VI. Other Allegations
- Indirect Infringement: The complaint alleges inducement of infringement, stating on information and belief that Defendant distributes "product literature and website materials inducing end users and others to use its products in the customary and intended manner that infringes the ’782 Patent" (Compl. ¶14).
- Willful Infringement: Willfulness allegations are based on knowledge acquired from the service of the complaint itself.
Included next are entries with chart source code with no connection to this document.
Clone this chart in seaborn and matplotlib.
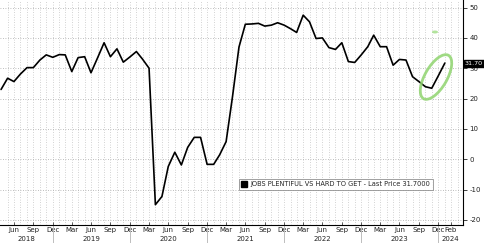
import numpy as np
import pandas as pd
import matplotlib
matplotlib.use("Agg")
import matplotlib.pyplot as plt
import matplotlib.transforms as mtransforms
from matplotlib.patches import Ellipse
from matplotlib.lines import Line2D
import seaborn as sns

# ---- data (monthly, Apr 2018 .. Jan 2024) ----
start_month = "2018-04-01"
values = [23.0, 26.7, 25.6, 28.1, 30.2, 30.2, 32.7, 34.4, 33.6,
          34.5, 34.4, 28.9, 33.5, 33.8, 28.5, 33.4, 38.4, 33.8, 36.4, 32.0, 33.7,
          35.5, 33.0, 30.0, -15.0, -12.3, -2.4, 2.3, -1.9, 3.9, 7.2, 7.2, -1.7,
          -1.7, 1.4, 5.8, 20.5, 37.0, 44.5, 44.6, 44.8, 43.9, 44.2, 45.0, 44.2,
          43.0, 41.8, 47.5, 45.3, 39.8, 40.0, 36.8, 36.2, 38.4, 32.2, 31.9, 34.4,
          37.1, 40.9, 37.1, 37.1, 31.0, 32.9, 32.7, 27.2, 25.6, 23.9, 23.4, 27.5,
          31.7]
series_name = "JOBS PLENTIFUL VS HARD TO GET - Last Price 31.7000"
last_price_label = "31.70"
last_price = 31.7
years = [2018, 2019, 2020, 2021, 2022, 2023, 2024]
y_ticks = [-20, -10, 0, 10, 20, 30, 40, 50]

dates = pd.date_range(start_month, periods=len(values), freq="MS") + pd.offsets.MonthEnd(0)
df = pd.DataFrame({"date": dates, "value": values})

sns.set_style("white")
plt.rcParams["font.family"] = ["DejaVu Sans"]

fig = plt.figure(figsize=(4.85, 2.43), dpi=100)
ax = fig.add_axes([0.0, 18 / 243, 463 / 485, 225 / 243])

sns.lineplot(data=df, x="date", y="value", ax=ax, color="black", linewidth=1.2)

xmin = pd.Timestamp("2018-04-25")
xmax = pd.Timestamp("2024-04-26")
ax.set_xlim(xmin, xmax)
ax.set_ylim(-21.7, 52.5)

# grid: vertical dotted every month, horizontal dotted every 10
grid_months = pd.date_range("2018-05-01", "2024-04-01", freq="MS") + pd.offsets.MonthEnd(0)
for d in grid_months:
    ax.axvline(d, color="#c4c4c4", lw=0.6, ls=(0, (1, 2)), zorder=0)
for yv in y_ticks:
    ax.axhline(yv, color="#a8a8a8", lw=0.6, ls=(0, (1, 2)), zorder=0)

# spines
for s in ["left", "top"]:
    ax.spines[s].set_visible(False)
for s in ["right", "bottom"]:
    ax.spines[s].set_color("black")
    ax.spines[s].set_linewidth(0.8)

# y axis on right
ax.yaxis.tick_right()
ax.set_yticks(y_ticks)
ax.set_yticklabels([str(v) for v in y_ticks])
ax.tick_params(axis="y", which="both", right=True, left=False, direction="out",
               length=3, width=0.6, labelsize=5, pad=1.5, colors="#222222")
ax.set_ylabel("")
ax.set_xlabel("")

# x axis: month labels (Mar/Jun/Sep/Dec + Feb 2024)
all_months = pd.date_range("2018-04-01", "2024-02-01", freq="MS") + pd.offsets.MonthEnd(0)
tick_dates = [d for d in all_months if d.month in (3, 6, 9, 12)]
tick_dates.append(all_months[-1])
ax.set_xticks(tick_dates)
ax.set_xticklabels([d.strftime("%b") for d in tick_dates])
ax.tick_params(axis="x", which="major", bottom=True, direction="in", length=2,
               width=0.5, labelsize=5, pad=1.5, colors="#222222")

# year separators and year labels
trans = mtransforms.blended_transform_factory(ax.transData, ax.transAxes)
for yr in years[1:]:
    d = pd.Timestamp(f"{yr - 1}-12-31")
    ax.plot([d, d], [0, -18 / 225], transform=trans, color="#bdbdbd", lw=0.7,
            clip_on=False)
for yr in years:
    a = max(pd.Timestamp(f"{yr}-01-01"), xmin)
    b = min(pd.Timestamp(f"{yr}-12-31"), xmax)
    c = a + (b - a) / 2
    ax.text(c, -14 / 225, str(yr), transform=trans, ha="center", va="center",
            fontsize=5, color="#222222")

# legend
handle = Line2D([], [], marker="s", color="black", linestyle="none", markersize=4)
leg = ax.legend([handle], [series_name], loc="lower left",
                bbox_to_anchor=(0.516, 0.155), fontsize=4.8, frameon=True,
                fancybox=False, edgecolor="#888888", handlelength=0.8,
                handletextpad=0.5, borderpad=0.4, borderaxespad=0)
leg.get_frame().set_linewidth(0.7)

# last price tag
ax.annotate(last_price_label, xy=(1.0, last_price),
            xycoords=("axes fraction", "data"), xytext=(1.2, 0),
            textcoords="offset points", ha="left", va="center", fontsize=4.6,
            color="white",
            bbox=dict(boxstyle="square,pad=0.15", fc="black", ec="black"),
            annotation_clip=False)

# green highlight ellipse (pixel coordinates)
px = mtransforms.IdentityTransform()
ell = Ellipse((436, 243 - 77), 22, 50, angle=-30, transform=px, fill=False,
              edgecolor="#8fd46f", lw=2.0, alpha=0.85)
fig.patches.append(ell)
blob = Ellipse((435, 243 - 32), 6, 3, angle=0, transform=px, fill=True,
               facecolor="#9fdc84", edgecolor="none", alpha=0.8)
fig.patches.append(blob)

fig.savefig("out.png", dpi=100)
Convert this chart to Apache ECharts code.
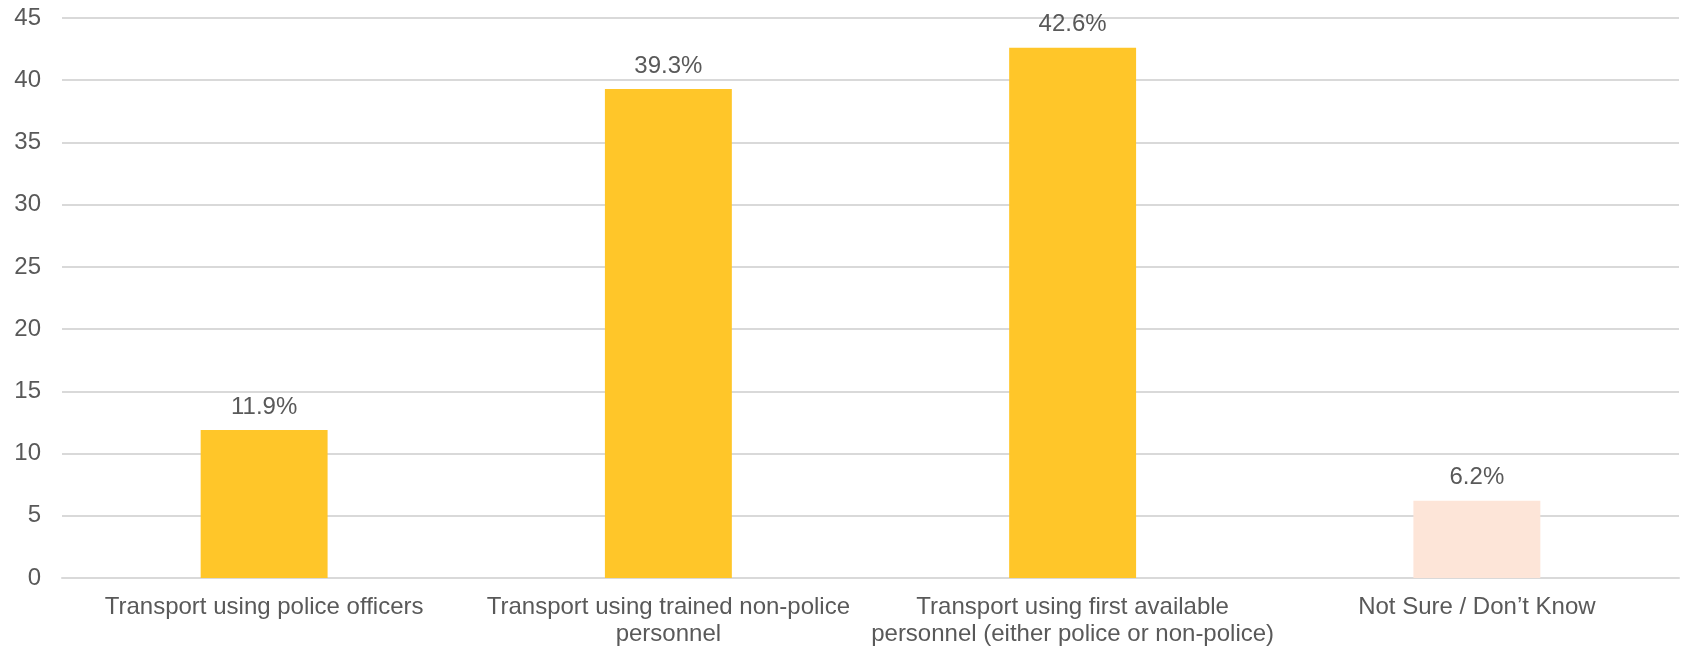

The complaint alleges that "service of this Complaint, in conjunction with the attached claim charts... constitutes actual knowledge," and that Defendant's continued infringement thereafter is willful (Compl. ¶13-14).
VII. Analyst’s Conclusion: Key Questions for the Case
- A core issue will be one of definitional scope: does Defendant's use of client identifiers and analysis of trading history for broad, internal risk management constitute the creation of a specific "profile" for the purpose of generating conditional offers, as claimed in the patent?
- A key evidentiary question will be establishing a causal and exclusive link: what proof demonstrates that specific offers from the Defendant are not just generally available but are generated "based on" a specific trader's profile and are technologically restricted so they are "only made to" that trader, as the claim language requires?